Plotting code records
============================================================
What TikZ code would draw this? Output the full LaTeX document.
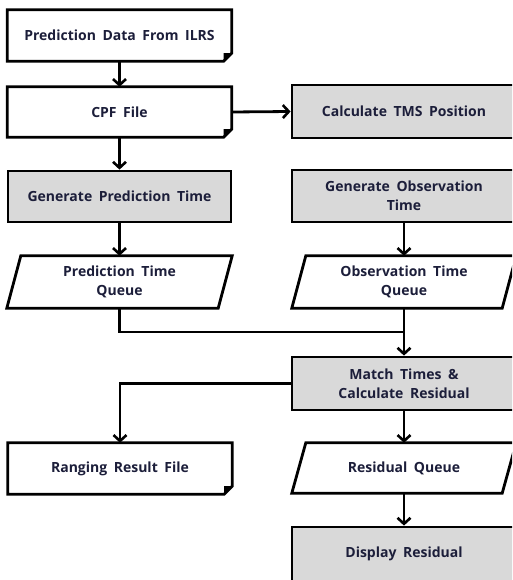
\documentclass[tikz,border=0pt]{standalone}
\usepackage{fontspec}
\setmainfont{Open Sans}[WordSpace=1.8]
\usetikzlibrary{arrows.meta}
\definecolor{boxgray}{RGB}{217,217,217}
\definecolor{txt}{RGB}{28,30,58}
\tikzset{
  base/.style={rectangle, inner sep=0pt, align=center, font=\bfseries\fontsize{14}{19}\selectfont, text=txt},
  procbox/.style={base, draw, fill=boxgray, line width=2.8pt, minimum width=224pt, minimum height=52pt},
  plainspot/.style={base, minimum width=224pt, minimum height=51pt},
  flow/.style={line width=2.8pt, -{Straight Barb[length=6pt,width=13pt,line width=2.6pt]}},
  link/.style={line width=2.8pt},
  shapeline/.style={line width=2.8pt, line join=miter}
}
% document box: rectangle with folded lower right corner
\newcommand\docshape[1]{%
  \draw[shapeline, fill=white] (#1.north west) -- (#1.north east) -- ([yshift=8pt]#1.south east)
     -- ([xshift=-8pt]#1.south east) -- (#1.south west) -- cycle;
  \fill ([yshift=8pt]#1.south east) -- ([xshift=-8pt]#1.south east) -- ([xshift=-8pt,yshift=8pt]#1.south east) -- cycle;}
% data (queue) shape: slanted parallelogram
\newcommand\datashape[1]{%
  \draw[shapeline, fill=white] ([xshift=14pt]#1.north west) -- (#1.north east)
     -- ([xshift=-14pt]#1.south east) -- (#1.south west) -- cycle;}
\begin{document}
\begin{tikzpicture}[x=1pt, y=-1pt]
\useasboundingbox (0,0) rectangle (512,580);
\clip (0,0) rectangle (512,580);

% left column
\node[plainspot] (ilrs) at (119.5,35.5) {};
\docshape{ilrs}
\node[base] at (ilrs) {Prediction Data From ILRS};

\node[plainspot, minimum height=50pt] (cpf) at (119.5,112) {};
\docshape{cpf}
\node[base] at (cpf) {CPF File};

\node[procbox, minimum width=223pt, minimum height=51pt] (gpt) at (119.5,196.5) {Generate Prediction Time};

\node[plainspot, minimum width=225pt, minimum height=52pt] (ptq) at (119.5,282) {};
\datashape{ptq}
\node[base] at (ptq) {Prediction Time\\Queue};

\node[plainspot] (rrf) at (120,468.5) {};
\docshape{rrf}
\node[base] at (rrf) {Ranging Result File};

% right column
\node[procbox, minimum height=53pt] (tms) at (404,111.5) {Calculate TMS Position};
\node[procbox] (got) at (404,196) {Generate Observation\\Time};

\node[plainspot, minimum width=224pt, minimum height=52pt] (otq) at (404,282) {};
\datashape{otq}
\node[base] at (otq) {Observation Time\\Queue};

\node[procbox, minimum height=53pt] (match) at (404,383.5) {Match Times \&\\Calculate Residual};

\node[plainspot, minimum width=224pt, minimum height=50pt] (rq) at (404,468) {};
\datashape{rq}
\node[base] at (rq) {Residual Queue};

\node[procbox, minimum height=54pt] (disp) at (404,554) {Display Residual};

% connectors
\coordinate (join) at (404,332);
\draw[flow] (ilrs.south) -- (cpf.north);
\draw[flow] (cpf.east) -- (tms.west);
\draw[flow] (cpf.south) -- (gpt.north);
\draw[flow] (gpt.south) -- (ptq.north);
\draw[flow] (got.south) -- (otq.north);
\draw[link] (ptq.south) |- (join);
\draw[flow] (otq.south) -- (match.north);
\draw[flow] (match.west) -| (rrf.north);
\draw[flow] (match.south) -- (rq.north);
\draw[flow] (rq.south) -- (disp.north);
\end{tikzpicture}
\end{document}
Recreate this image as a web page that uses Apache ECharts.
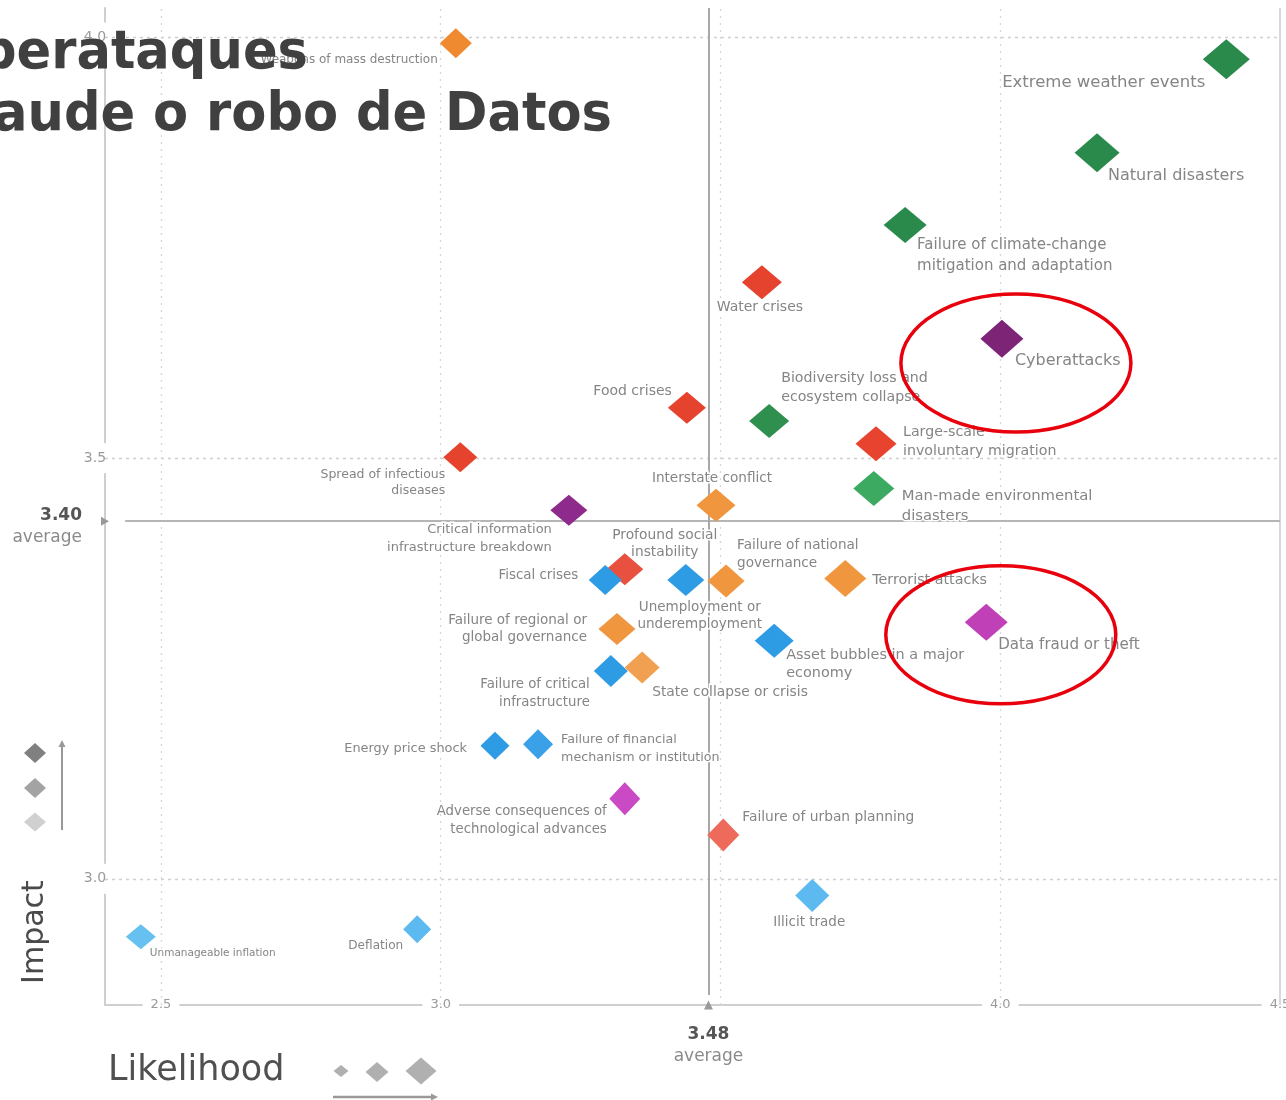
============================================================
What needs to be done
Your task is to return the entries above exactly, with no pictures.

Written response
What TikZ code would draw this? Output the full LaTeX document.
\documentclass[tikz,border=0pt]{standalone}
\usepackage{fontspec}
\setmainfont{Open Sans}[WordSpace=1.8]
\usetikzlibrary{arrows.meta}
\definecolor{boxgray}{RGB}{217,217,217}
\definecolor{txt}{RGB}{28,30,58}
\tikzset{
  base/.style={rectangle, inner sep=0pt, align=center, font=\bfseries\fontsize{14}{19}\selectfont, text=txt},
  procbox/.style={base, draw, fill=boxgray, line width=2.8pt, minimum width=224pt, minimum height=52pt},
  plainspot/.style={base, minimum width=224pt, minimum height=51pt},
  flow/.style={line width=2.8pt, -{Straight Barb[length=6pt,width=13pt,line width=2.6pt]}},
  link/.style={line width=2.8pt},
  shapeline/.style={line width=2.8pt, line join=miter}
}
% document box: rectangle with folded lower right corner
\newcommand\docshape[1]{%
  \draw[shapeline, fill=white] (#1.north west) -- (#1.north east) -- ([yshift=8pt]#1.south east)
     -- ([xshift=-8pt]#1.south east) -- (#1.south west) -- cycle;
  \fill ([yshift=8pt]#1.south east) -- ([xshift=-8pt]#1.south east) -- ([xshift=-8pt,yshift=8pt]#1.south east) -- cycle;}
% data (queue) shape: slanted parallelogram
\newcommand\datashape[1]{%
  \draw[shapeline, fill=white] ([xshift=14pt]#1.north west) -- (#1.north east)
     -- ([xshift=-14pt]#1.south east) -- (#1.south west) -- cycle;}
\begin{document}
\begin{tikzpicture}[x=1pt, y=-1pt]
\useasboundingbox (0,0) rectangle (512,580);
\clip (0,0) rectangle (512,580);

% left column
\node[plainspot] (ilrs) at (119.5,35.5) {};
\docshape{ilrs}
\node[base] at (ilrs) {Prediction Data From ILRS};

\node[plainspot, minimum height=50pt] (cpf) at (119.5,112) {};
\docshape{cpf}
\node[base] at (cpf) {CPF File};

\node[procbox, minimum width=223pt, minimum height=51pt] (gpt) at (119.5,196.5) {Generate Prediction Time};

\node[plainspot, minimum width=225pt, minimum height=52pt] (ptq) at (119.5,282) {};
\datashape{ptq}
\node[base] at (ptq) {Prediction Time\\Queue};

\node[plainspot] (rrf) at (120,468.5) {};
\docshape{rrf}
\node[base] at (rrf) {Ranging Result File};

% right column
\node[procbox, minimum height=53pt] (tms) at (404,111.5) {Calculate TMS Position};
\node[procbox] (got) at (404,196) {Generate Observation\\Time};

\node[plainspot, minimum width=224pt, minimum height=52pt] (otq) at (404,282) {};
\datashape{otq}
\node[base] at (otq) {Observation Time\\Queue};

\node[procbox, minimum height=53pt] (match) at (404,383.5) {Match Times \&\\Calculate Residual};

\node[plainspot, minimum width=224pt, minimum height=50pt] (rq) at (404,468) {};
\datashape{rq}
\node[base] at (rq) {Residual Queue};

\node[procbox, minimum height=54pt] (disp) at (404,554) {Display Residual};

% connectors
\coordinate (join) at (404,332);
\draw[flow] (ilrs.south) -- (cpf.north);
\draw[flow] (cpf.east) -- (tms.west);
\draw[flow] (cpf.south) -- (gpt.north);
\draw[flow] (gpt.south) -- (ptq.north);
\draw[flow] (got.south) -- (otq.north);
\draw[link] (ptq.south) |- (join);
\draw[flow] (otq.south) -- (match.north);
\draw[flow] (match.west) -| (rrf.north);
\draw[flow] (match.south) -- (rq.north);
\draw[flow] (rq.south) -- (disp.north);
\end{tikzpicture}
\end{document}
Recreate this image as a web page that uses Apache ECharts.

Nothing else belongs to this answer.